= Geometric flow =

In the mathematical field of differential geometry, a geometric flow, also called a geometric evolution equation, is a type of partial differential equation for a geometric object such as a Riemannian metric or an embedding. It is not a term with a formal meaning, but is typically understood to refer to parabolic partial differential equations.

Certain geometric flows arise as the gradient flow associated with a functional on a manifold which has a geometric interpretation, usually associated with some extrinsic or intrinsic curvature. Such flows are fundamentally related to the calculus of variations, and include mean curvature flow and Yamabe flow.

==Examples==
===Extrinsic===
Extrinsic geometric flows are flows on embedded submanifolds, or more generally
immersed submanifolds. In general they change both the Riemannian metric and the immersion.
- Mean curvature flow, as in soap films; critical points are minimal surfaces
- Curve-shortening flow, the one-dimensional case of the mean curvature flow
- Willmore flow, as in minimax eversions of spheres
- Inverse mean curvature flow

===Intrinsic===
Intrinsic geometric flows are flows on the Riemannian metric, independent of any embedding or immersion.
- Ricci flow, as in the solution of the Poincaré conjecture, and Richard S. Hamilton's proof of the uniformization theorem
- Calabi flow, a flow for Kähler metrics
- Yamabe flow

==Classes of flows==
Important classes of flows are curvature flows, variational flows (which extremize some functional), and flows arising as solutions to parabolic partial differential equations. A given flow frequently admits all of these interpretations, as follows.

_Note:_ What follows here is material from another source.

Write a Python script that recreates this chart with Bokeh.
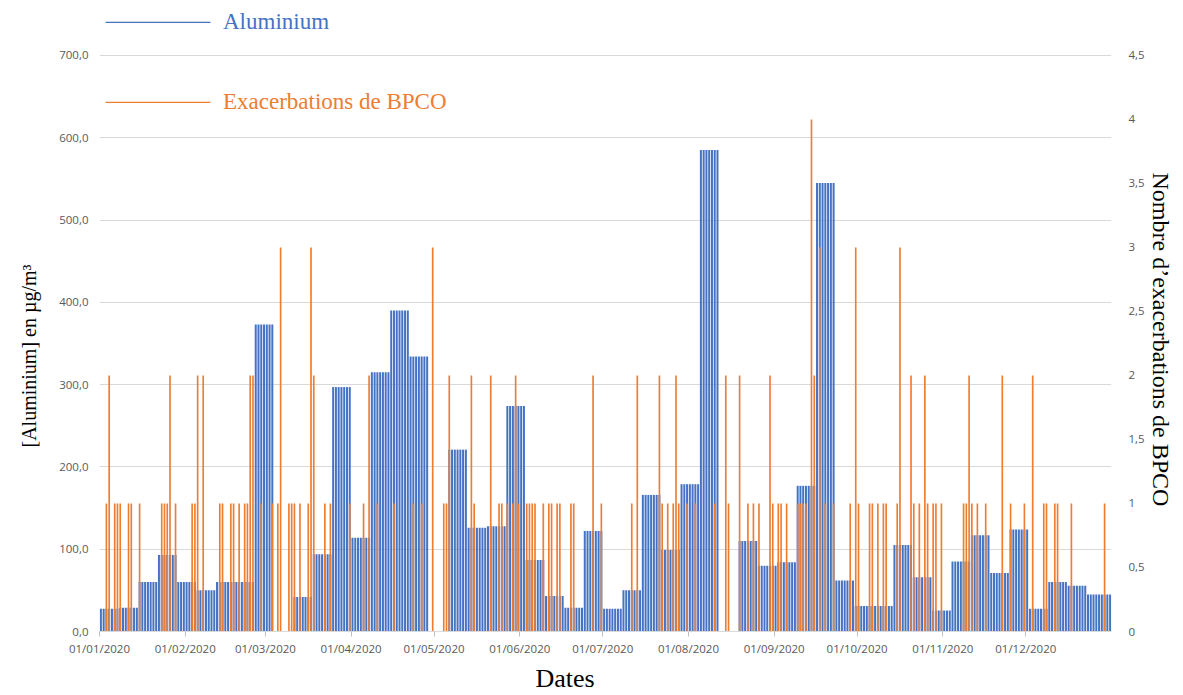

Given an elliptic operator $L,$ the parabolic PDE $u_t = Lu$ yields a flow, and stationary states for the flow are solutions to the elliptic partial differential equation $Lu = 0.$

If the equation $Lu = 0$ is the Euler–Lagrange equation for some functional $F,$ then the flow has a variational interpretation as the gradient flow of $F,$ and stationary states of the flow correspond to critical points of the functional.

In the context of geometric flows, the functional is often the $L^2$ norm of some curvature.

Thus, given a curvature $K,$ one can define the functional $F(K) = \|K\|_2 := \left(\int_M K^2\right)^{1/2},$ which has Euler–Lagrange equation $Lu=0$ for some elliptic operator $L,$ and associated parabolic PDE $u_t = Lu.$

The Ricci flow, Calabi flow, and Yamabe flow arise in this way (in some cases with normalizations).

Curvature flows may or may not preserve volume (the Calabi flow does, while the Ricci flow does not), and if not, the flow may simply shrink or grow the manifold, rather than regularizing the metric. Thus one often normalizes the flow, for instance, by fixing the volume.